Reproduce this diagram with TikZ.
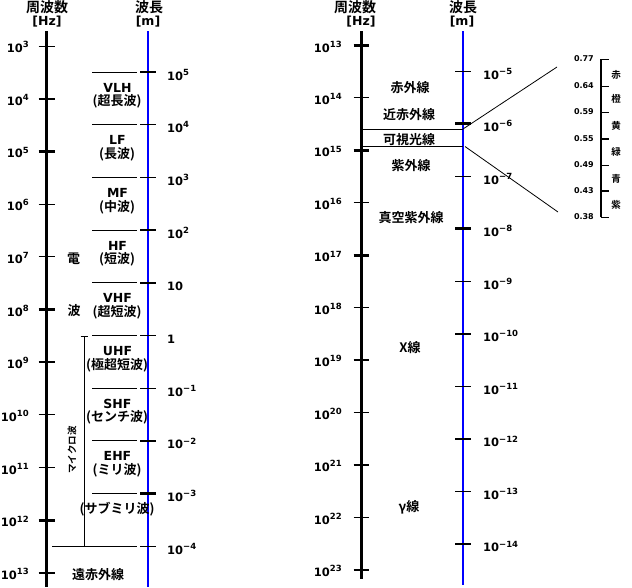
\documentclass[tikz,border=0pt]{standalone}
\usepackage{fontspec}
\setmainfont{DejaVu Sans}
\newfontfamily\jp{Noto Sans CJK JP Bold}
\newcommand\supx[1]{\raisebox{4.8pt}{\fontsize{8.5}{8.5}\selectfont #1}}
\begin{document}
\begin{tikzpicture}[x=1pt,y=-1pt,
  freqax/.style={line width=3pt,black},
  waveax/.style={line width=2.5pt,blue},
  thk/.style={line width=2.4pt},
  thn/.style={line width=1pt},
  sep/.style={line width=1pt},
  diag/.style={line width=0.8pt},
  jl/.style={font=\jp\fontsize{13}{13}\selectfont,inner sep=0pt},
  jh/.style={font=\jp\fontsize{14}{14}\selectfont,inner sep=0pt},
  jsm/.style={font=\jp\fontsize{9.5}{9.5}\selectfont,inner sep=0pt},
  en/.style={font=\bfseries\fontsize{12.5}{12.5}\selectfont,inner sep=0pt},
  flab/.style={font=\bfseries\fontsize{11.5}{11.5}\selectfont,anchor=base east,inner sep=0pt},
  wlab/.style={font=\bfseries\fontsize{11.5}{11.5}\selectfont,anchor=base west,inner sep=0pt},
  vlab/.style={font=\bfseries\fontsize{8}{8}\selectfont,anchor=east,inner sep=0pt}]
\useasboundingbox (0,0) rectangle (632,587);

% ---------------- headers
\node[jh] (h1) at (47,7) {周波数};
\node[en] (h1u) at (47,22) {[Hz]};
\node[jh] (h2) at (149,7) {波長};
\node[en] (h2u) at (148,22) {[m]};
\node[jh] (h3) at (355,7) {周波数};
\node[en] (h3u) at (361,22) {[Hz]};
\node[jh] (h4) at (463,7) {波長};
\node[en] (h4u) at (462,22) {[m]};

% ---------------- left panel axes
\coordinate (LFt) at (46,31); \coordinate (LFb) at (46,587);
\coordinate (LWt) at (148,31); \coordinate (LWb) at (148,587);
\draw[freqax] (LFt) -- (LFb);
\draw[waveax] (LWt) -- (LWb);

\foreach \e/\w in {3/thn,4/thk,5/thk,6/thn,7/thn,8/thk,9/thk,10/thn,11/thn,12/thk,13/thk}{
  \pgfmathsetmacro\yy{46+52.7*(\e-3)}
  \draw[\w] (38.5,\yy) -- (54.5,\yy);
  \node[flab] (lf\e) at (29,\yy+6.5) {10\supx{\e}};
}

\foreach \i/\w/\t in {0/thk/{10\supx{5}},1/thn/{10\supx{4}},2/thn/{10\supx{3}},3/thk/{10\supx{2}},4/thk/{10},5/thn/{1},6/thn/{10\supx{−1}},7/thk/{10\supx{−2}},8/thk/{10\supx{−3}},9/thn/{10\supx{−4}}}{
  \pgfmathsetmacro\yy{72+52.7*\i}
  \draw[\w] (140,\yy) -- (155.5,\yy);
  \node[wlab] (lw\i) at (167,\yy+8) {\t};
}

% band separators
\foreach \i in {0,...,8}{
  \pgfmathsetmacro\yy{72+52.7*\i}
  \draw[sep] (92,\yy) -- (136.5,\yy);
}
\coordinate (mwL) at (52,546.3); \coordinate (mwR) at (136.5,546.3);
\draw[sep] (mwL) -- (mwR);
% microwave bracket
\coordinate (mwT) at (84,336.5); \coordinate (mwB) at (84,546.3);
\draw[sep] (mwT) -- (mwB);
\draw[sep] (80.5,336.5) -- (87.5,336.5);
\node[jsm,rotate=90] (mw) at (72,450) {マイクロ波};

% band labels
\foreach \i/\a/\b in {0/VLH/(超長波),1/LF/(長波),2/MF/(中波),3/HF/(短波),4/VHF/(超短波),5/UHF/(極超短波),6/SHF/(センチ波),7/EHF/(ミリ波)}{
  \pgfmathsetmacro\yy{87.5+52.7*\i}
  \node[en] (b\i) at (117.5,\yy) {\a};
  \node[jl] (bj\i) at (117,\yy+14) {\b};
}
\node[jl] (bj8) at (117,509) {(サブミリ波)};
\node[jl] (den) at (73.5,259) {電};
\node[jl] (pa) at (74,311) {波};
\node[jl] (fir) at (98,575) {遠赤外線};

% ---------------- right panel axes
\coordinate (RFt) at (361,31); \coordinate (RFb) at (361,579);
\coordinate (RWt) at (463,31); \coordinate (RWb) at (463,585);
\draw[freqax] (RFt) -- (RFb);
\draw[waveax] (RWt) -- (RWb);

\foreach \e/\w in {13/thk,14/thn,15/thk,16/thn,17/thk,18/thn,19/thk,20/thn,21/thk,22/thn,23/thk}{
  \pgfmathsetmacro\yy{45.5+52.45*(\e-13)}
  \draw[\w] (353.5,\yy) -- (368.5,\yy);
  \node[flab] (rf\e) at (342,\yy+6.5) {10\supx{\e}};
}

\foreach \i/\w/\t in {0/thn/5,1/thk/6,2/thn/7,3/thk/8,4/thn/9,5/thk/10,6/thn/11,7/thk/12,8/thn/13,9/thk/14}{
  \pgfmathsetmacro\yy{71+52.55*\i}
  \draw[\w] (455,\yy) -- (470.5,\yy);
  \node[wlab] (rw\i) at (483,\yy+8) {10\supx{−\t}};
}

% visible band lines
\coordinate (vTL) at (361,129); \coordinate (vTR) at (463,129);
\coordinate (vBL) at (361,146); \coordinate (vBR) at (463,146);
\draw[sep] (vTL) -- (vTR);
\draw[sep] (vBL) -- (vBR);
\coordinate (dT) at (557,67); \coordinate (dB) at (558,212);
\coordinate (vB2) at (465,146.5);
\draw[diag] (vTR) -- (dT);
\draw[diag] (vB2) -- (dB);

% right labels
\node[jl] (ir) at (410,87.5) {赤外線};
\node[jl] (nir) at (409,114.5) {近赤外線};
\node[jl] (vis) at (409,139.5) {可視光線};
\node[jl] (uv) at (411,166) {紫外線};
\node[jl] (vuv) at (411,218) {真空紫外線};
\node[jl] (xr) at (410,348) {X線};
\node[jl] (gr) at (409,507) {γ線};

% visible scale
\coordinate (sT) at (601,59); \coordinate (sB) at (601,217);
\draw[line width=1.5pt] (sT) -- (sB);
\foreach \v/\yy/\w in {0.77/59/thn,0.64/86/thn,0.59/112/thn,0.55/139/thk,0.49/165/thn,0.43/191/thk,0.38/217/thn}{
  \draw[\w] (600.5,\yy) -- (609,\yy);
  \node[vlab] at (594,\yy) {\v};
}
\foreach \c/\yy in {赤/75,橙/99,黄/126,緑/152,青/178.5,紫/205}{
  \node[jsm] at (616,\yy) {\c};
}
\end{tikzpicture}
\end{document}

---------------

INSTRUCTIONS TO FOLLOW
Repeat the listing above exactly, with no pictures.

EXERCISE OUTPUT
Reproduce this diagram with TikZ.
\documentclass[tikz,border=0pt]{standalone}
\usepackage{fontspec}
\setmainfont{DejaVu Sans}
\newfontfamily\jp{Noto Sans CJK JP Bold}
\newcommand\supx[1]{\raisebox{4.8pt}{\fontsize{8.5}{8.5}\selectfont #1}}
\begin{document}
\begin{tikzpicture}[x=1pt,y=-1pt,
  freqax/.style={line width=3pt,black},
  waveax/.style={line width=2.5pt,blue},
  thk/.style={line width=2.4pt},
  thn/.style={line width=1pt},
  sep/.style={line width=1pt},
  diag/.style={line width=0.8pt},
  jl/.style={font=\jp\fontsize{13}{13}\selectfont,inner sep=0pt},
  jh/.style={font=\jp\fontsize{14}{14}\selectfont,inner sep=0pt},
  jsm/.style={font=\jp\fontsize{9.5}{9.5}\selectfont,inner sep=0pt},
  en/.style={font=\bfseries\fontsize{12.5}{12.5}\selectfont,inner sep=0pt},
  flab/.style={font=\bfseries\fontsize{11.5}{11.5}\selectfont,anchor=base east,inner sep=0pt},
  wlab/.style={font=\bfseries\fontsize{11.5}{11.5}\selectfont,anchor=base west,inner sep=0pt},
  vlab/.style={font=\bfseries\fontsize{8}{8}\selectfont,anchor=east,inner sep=0pt}]
\useasboundingbox (0,0) rectangle (632,587);

% ---------------- headers
\node[jh] (h1) at (47,7) {周波数};
\node[en] (h1u) at (47,22) {[Hz]};
\node[jh] (h2) at (149,7) {波長};
\node[en] (h2u) at (148,22) {[m]};
\node[jh] (h3) at (355,7) {周波数};
\node[en] (h3u) at (361,22) {[Hz]};
\node[jh] (h4) at (463,7) {波長};
\node[en] (h4u) at (462,22) {[m]};

% ---------------- left panel axes
\coordinate (LFt) at (46,31); \coordinate (LFb) at (46,587);
\coordinate (LWt) at (148,31); \coordinate (LWb) at (148,587);
\draw[freqax] (LFt) -- (LFb);
\draw[waveax] (LWt) -- (LWb);

\foreach \e/\w in {3/thn,4/thk,5/thk,6/thn,7/thn,8/thk,9/thk,10/thn,11/thn,12/thk,13/thk}{
  \pgfmathsetmacro\yy{46+52.7*(\e-3)}
  \draw[\w] (38.5,\yy) -- (54.5,\yy);
  \node[flab] (lf\e) at (29,\yy+6.5) {10\supx{\e}};
}

\foreach \i/\w/\t in {0/thk/{10\supx{5}},1/thn/{10\supx{4}},2/thn/{10\supx{3}},3/thk/{10\supx{2}},4/thk/{10},5/thn/{1},6/thn/{10\supx{−1}},7/thk/{10\supx{−2}},8/thk/{10\supx{−3}},9/thn/{10\supx{−4}}}{
  \pgfmathsetmacro\yy{72+52.7*\i}
  \draw[\w] (140,\yy) -- (155.5,\yy);
  \node[wlab] (lw\i) at (167,\yy+8) {\t};
}

% band separators
\foreach \i in {0,...,8}{
  \pgfmathsetmacro\yy{72+52.7*\i}
  \draw[sep] (92,\yy) -- (136.5,\yy);
}
\coordinate (mwL) at (52,546.3); \coordinate (mwR) at (136.5,546.3);
\draw[sep] (mwL) -- (mwR);
% microwave bracket
\coordinate (mwT) at (84,336.5); \coordinate (mwB) at (84,546.3);
\draw[sep] (mwT) -- (mwB);
\draw[sep] (80.5,336.5) -- (87.5,336.5);
\node[jsm,rotate=90] (mw) at (72,450) {マイクロ波};

% band labels
\foreach \i/\a/\b in {0/VLH/(超長波),1/LF/(長波),2/MF/(中波),3/HF/(短波),4/VHF/(超短波),5/UHF/(極超短波),6/SHF/(センチ波),7/EHF/(ミリ波)}{
  \pgfmathsetmacro\yy{87.5+52.7*\i}
  \node[en] (b\i) at (117.5,\yy) {\a};
  \node[jl] (bj\i) at (117,\yy+14) {\b};
}
\node[jl] (bj8) at (117,509) {(サブミリ波)};
\node[jl] (den) at (73.5,259) {電};
\node[jl] (pa) at (74,311) {波};
\node[jl] (fir) at (98,575) {遠赤外線};

% ---------------- right panel axes
\coordinate (RFt) at (361,31); \coordinate (RFb) at (361,579);
\coordinate (RWt) at (463,31); \coordinate (RWb) at (463,585);
\draw[freqax] (RFt) -- (RFb);
\draw[waveax] (RWt) -- (RWb);

\foreach \e/\w in {13/thk,14/thn,15/thk,16/thn,17/thk,18/thn,19/thk,20/thn,21/thk,22/thn,23/thk}{
  \pgfmathsetmacro\yy{45.5+52.45*(\e-13)}
  \draw[\w] (353.5,\yy) -- (368.5,\yy);
  \node[flab] (rf\e) at (342,\yy+6.5) {10\supx{\e}};
}

\foreach \i/\w/\t in {0/thn/5,1/thk/6,2/thn/7,3/thk/8,4/thn/9,5/thk/10,6/thn/11,7/thk/12,8/thn/13,9/thk/14}{
  \pgfmathsetmacro\yy{71+52.55*\i}
  \draw[\w] (455,\yy) -- (470.5,\yy);
  \node[wlab] (rw\i) at (483,\yy+8) {10\supx{−\t}};
}

% visible band lines
\coordinate (vTL) at (361,129); \coordinate (vTR) at (463,129);
\coordinate (vBL) at (361,146); \coordinate (vBR) at (463,146);
\draw[sep] (vTL) -- (vTR);
\draw[sep] (vBL) -- (vBR);
\coordinate (dT) at (557,67); \coordinate (dB) at (558,212);
\coordinate (vB2) at (465,146.5);
\draw[diag] (vTR) -- (dT);
\draw[diag] (vB2) -- (dB);

% right labels
\node[jl] (ir) at (410,87.5) {赤外線};
\node[jl] (nir) at (409,114.5) {近赤外線};
\node[jl] (vis) at (409,139.5) {可視光線};
\node[jl] (uv) at (411,166) {紫外線};
\node[jl] (vuv) at (411,218) {真空紫外線};
\node[jl] (xr) at (410,348) {X線};
\node[jl] (gr) at (409,507) {γ線};

% visible scale
\coordinate (sT) at (601,59); \coordinate (sB) at (601,217);
\draw[line width=1.5pt] (sT) -- (sB);
\foreach \v/\yy/\w in {0.77/59/thn,0.64/86/thn,0.59/112/thn,0.55/139/thk,0.49/165/thn,0.43/191/thk,0.38/217/thn}{
  \draw[\w] (600.5,\yy) -- (609,\yy);
  \node[vlab] at (594,\yy) {\v};
}
\foreach \c/\yy in {赤/75,橙/99,黄/126,緑/152,青/178.5,紫/205}{
  \node[jsm] at (616,\yy) {\c};
}
\end{tikzpicture}
\end{document}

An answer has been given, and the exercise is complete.